The CPU is bolstered by 8GB of memory, and these particular chips, from Patriot's Viper range, offer very capable performance. The system’s lack of firepower isn't helped by the storage drive options. It comes with decent capacity, courtesy of a 1TB Seagate Barracuda. This relatively slow storage is the other reason for an uninspiring score of 2779 points in PCMark 7.

The graphics card is a low-key option that's regularly paired with the A10-5800K. The AMD Radeon HD 6670 with 2GB video memory was always intended as a cost-effective solution, and it's now past its best.

Having said that, you can coax some playable frame rates from this card, just as long as you're prepared to compromise on resolution.

Stalker: Call of Pripyat gave us the best figures, going up to 45.5fps at 720p, but dropping to just 13.8 at full-HD resolution.

Hard Reset was able to push up to 30.9fps at the same size at Medium quality, although Ultra quality caused it to skitter to a meagre 22.2fps.

Even at 1280 x 720-pixels, Alien vs Predator lumbered to just 22.1fps.
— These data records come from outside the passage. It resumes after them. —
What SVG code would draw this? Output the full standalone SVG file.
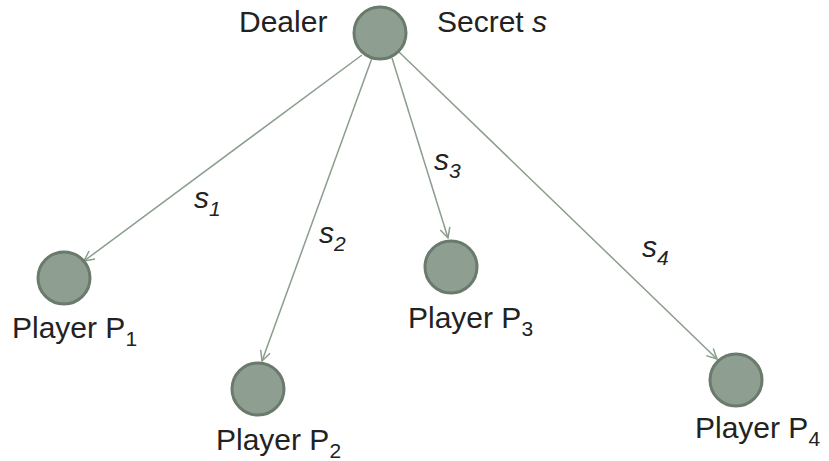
<svg xmlns="http://www.w3.org/2000/svg" width="829" height="461" viewBox="0 0 829 461">
<style>
.node{fill:#8e9f91;stroke:#6a7a6c;stroke-width:3}
.lbl{font-family:"Liberation Sans",Arial,sans-serif;font-size:30px;fill:#222}
.it{font-style:italic}
.sub{font-size:21px}
.edge{stroke:#8a9e8c;stroke-width:1.5;fill:none;marker-end:url(#arr)}
</style>
<defs>
<marker id="arr" viewBox="0 0 12 12" refX="11" refY="6" markerWidth="12" markerHeight="12" markerUnits="userSpaceOnUse" orient="auto">
<path d="M1,1 L11,6 L1,11" fill="none" stroke="#8a9e8c" stroke-width="1.5"/>
</marker>
</defs>
<rect width="829" height="461" fill="#fff"/>
<g id="connectors">
<line class="edge" x1="362" y1="55" x2="84" y2="261"/>
<line class="edge" x1="372" y1="58" x2="262" y2="361"/>
<line class="edge" x1="392" y1="58" x2="448" y2="238"/>
<line class="edge" x1="399" y1="52" x2="717" y2="359"/>
<text class="lbl it" x="194" y="208">s<tspan class="sub" dy="8">1</tspan></text>
<text class="lbl it" x="319" y="243">s<tspan class="sub" dy="8">2</tspan></text>
<text class="lbl it" x="434" y="170">s<tspan class="sub" dy="8">3</tspan></text>
<text class="lbl it" x="642" y="257">s<tspan class="sub" dy="8">4</tspan></text>
</g>
<g id="dealer">
<circle class="node" cx="380" cy="33" r="26"/>
<text class="lbl" x="239" y="32">Dealer</text>
<text class="lbl" x="437" y="32">Secret <tspan class="it">s</tspan></text>
</g>
<g id="p1">
<circle class="node" cx="64" cy="278" r="26"/>
<text class="lbl" x="12" y="338">Player P<tspan class="sub" dy="8">1</tspan></text>
</g>
<g id="p2">
<circle class="node" cx="258" cy="389" r="26"/>
<text class="lbl" x="216" y="450">Player P<tspan class="sub" dy="8">2</tspan></text>
</g>
<g id="p3">
<circle class="node" cx="451" cy="267" r="26"/>
<text class="lbl" x="408" y="328">Player P<tspan class="sub" dy="8">3</tspan></text>
</g>
<g id="p4">
<circle class="node" cx="736" cy="380" r="26"/>
<text class="lbl" x="695" y="438">Player P<tspan class="sub" dy="8">4</tspan></text>
</g>
</svg>
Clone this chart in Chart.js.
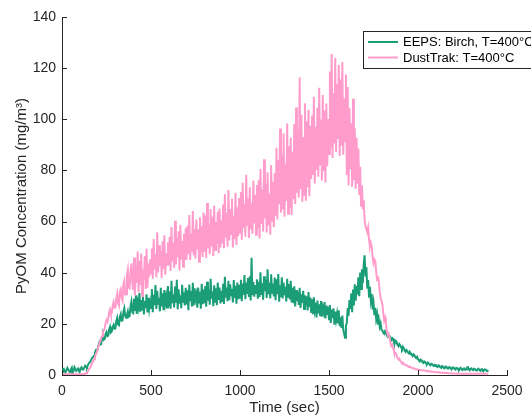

However, those Stalker tests show that relatively undemanding settings can yet produce decent frame rates with this card. You'll have to be prepared to drop the detail and render at the semi-HD size or lower, though.

The Zalman T1 case is modestly sized, and can prove tricky to access later. We struggled to get at the memory chips - only two slots are provided - and even accessing the graphics card isn't particularly easy. The drive bays are restricted, and the case itself feels extremely cramped, despite the small CPU cooler.

Neither is the Xigmatek PSU prepared for major upgrades, specified at 400W. In short, this isn't a PC you'll relish upgrading.

The machine is light on power draw though, slurping about 61 watt while idling. Even with Stalker: Call of Pripyat running, this figure only went up to 138 watt - an impressively low maximum figure for a cheap PC with an AMD processor.

It's not amazingly quiet, adding around 14dB to the room noise. This level of disturbance isn't completely distracting.

Predictably given the price tag, the Samsung SH-224BB optical drive won’t know what to do with Blu-ray, although it does offer smooth 24-speed writing to DVD-R and DVD+R discs. As DVD writers go, it's a nice model.  

Eight USB ports are available, two of these covering USB 3.0. Both of the front one are v2.0 only though.

The usual ports and connectors at the rear include HDMI and eSATA. The Cit wired keyboard and mouse are adequate, although they don't offer the positive touch and experience of higher quality peripherals.

The system price includes a flat-panel monitor. AOC isn't famed as a high-end screen manufacturer, but its budget screens tend to offer good valuey. The 21.5in AOC E2250SWDA is another in this line, with its balanced palette and slimline styling.

Wired2Fire has added IvoSoft's Classic Shell software, giving Windows 8 users a more accessible way to operate Microsoft’s unpopular OS. The warranty is strong for the price level, two years that cover both parts and labour.